▼

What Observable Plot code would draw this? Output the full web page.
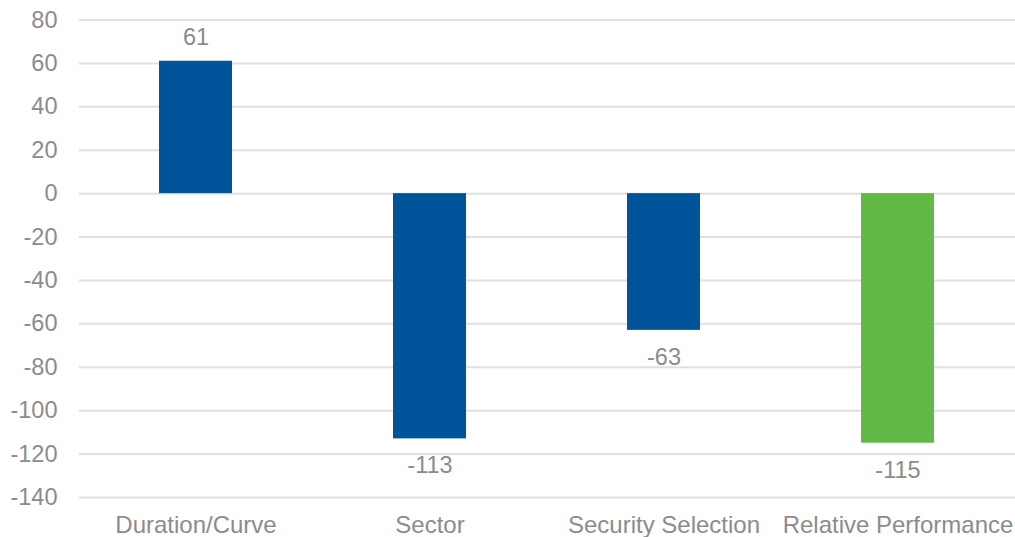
<!DOCTYPE html>
<html>
<head>
<meta charset="utf-8">
<script src="https://cdn.jsdelivr.net/npm/d3@7"></script>
<script src="https://cdn.jsdelivr.net/npm/@observablehq/plot@0.6"></script>
<style>
  html, body { margin: 0; padding: 0; background: #fff; }
  #chart svg { display: block; }
</style>
</head>
<body>
<div id="chart"></div>
<script>
// Attribution components (basis points)
const categories = ["Duration/Curve", "Sector", "Security Selection", "Relative Performance"];
const values = [61, -113, -63, -115];
const barColors = ["#00559a", "#00559a", "#00559a", "#62b946"];
const yTicks = [80, 60, 40, 20, 0, -20, -40, -60, -80, -100, -120, -140];

const rows = categories.map((c, i) => ({ category: c, value: values[i], color: barColors[i] }));
const positive = rows.filter(d => d.value >= 0);
const negative = rows.filter(d => d.value < 0);

const textColor = "#8c8c8c";
const font = "'Liberation Sans', Arial, sans-serif";

const chart = Plot.plot({
  width: 1015,
  height: 537,
  marginLeft: 79,
  marginRight: 0,
  marginTop: 19.5,
  marginBottom: 40,
  style: { fontFamily: font, fontSize: "23.5px", color: textColor, background: "#fff" },
  x: { domain: categories, paddingInner: 0.686, paddingOuter: 0.343, align: 0.5, label: null },
  y: { domain: [-140, 80], label: null },
  marks: [
    Plot.ruleY(yTicks, { stroke: "#e0e0e0", strokeWidth: 2 }),
    Plot.axisY({ ticks: yTicks, tickSize: 0, tickPadding: 22, tickFormat: d => String(d), fill: textColor, fontSize: 23.5 }),
    Plot.axisX({ tickSize: 0, tickPadding: 18, fill: textColor, fontSize: 24 }),
    Plot.barY(rows, { x: "category", y: "value", fill: "color" }),
    Plot.text(positive, {
      x: "category", y: "value", text: d => String(d.value),
      dy: -24, lineAnchor: "middle", fill: textColor, fontSize: 23.5
    }),
    Plot.text(negative, {
      x: "category", y: "value", text: d => String(d.value),
      dy: 27, lineAnchor: "middle", fill: textColor, fontSize: 23.5
    })
  ]
});

document.getElementById("chart").appendChild(chart);
</script>
</body>
</html>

▲

STATED TASK:
All of the lines above should be printed exactly, minus the pictures.

PROBLEM SOLUTION:
What Observable Plot code would draw this? Output the full web page.
<!DOCTYPE html>
<html>
<head>
<meta charset="utf-8">
<script src="https://cdn.jsdelivr.net/npm/d3@7"></script>
<script src="https://cdn.jsdelivr.net/npm/@observablehq/plot@0.6"></script>
<style>
  html, body { margin: 0; padding: 0; background: #fff; }
  #chart svg { display: block; }
</style>
</head>
<body>
<div id="chart"></div>
<script>
// Attribution components (basis points)
const categories = ["Duration/Curve", "Sector", "Security Selection", "Relative Performance"];
const values = [61, -113, -63, -115];
const barColors = ["#00559a", "#00559a", "#00559a", "#62b946"];
const yTicks = [80, 60, 40, 20, 0, -20, -40, -60, -80, -100, -120, -140];

const rows = categories.map((c, i) => ({ category: c, value: values[i], color: barColors[i] }));
const positive = rows.filter(d => d.value >= 0);
const negative = rows.filter(d => d.value < 0);

const textColor = "#8c8c8c";
const font = "'Liberation Sans', Arial, sans-serif";

const chart = Plot.plot({
  width: 1015,
  height: 537,
  marginLeft: 79,
  marginRight: 0,
  marginTop: 19.5,
  marginBottom: 40,
  style: { fontFamily: font, fontSize: "23.5px", color: textColor, background: "#fff" },
  x: { domain: categories, paddingInner: 0.686, paddingOuter: 0.343, align: 0.5, label: null },
  y: { domain: [-140, 80], label: null },
  marks: [
    Plot.ruleY(yTicks, { stroke: "#e0e0e0", strokeWidth: 2 }),
    Plot.axisY({ ticks: yTicks, tickSize: 0, tickPadding: 22, tickFormat: d => String(d), fill: textColor, fontSize: 23.5 }),
    Plot.axisX({ tickSize: 0, tickPadding: 18, fill: textColor, fontSize: 24 }),
    Plot.barY(rows, { x: "category", y: "value", fill: "color" }),
    Plot.text(positive, {
      x: "category", y: "value", text: d => String(d.value),
      dy: -24, lineAnchor: "middle", fill: textColor, fontSize: 23.5
    }),
    Plot.text(negative, {
      x: "category", y: "value", text: d => String(d.value),
      dy: 27, lineAnchor: "middle", fill: textColor, fontSize: 23.5
    })
  ]
});

document.getElementById("chart").appendChild(chart);
</script>
</body>
</html>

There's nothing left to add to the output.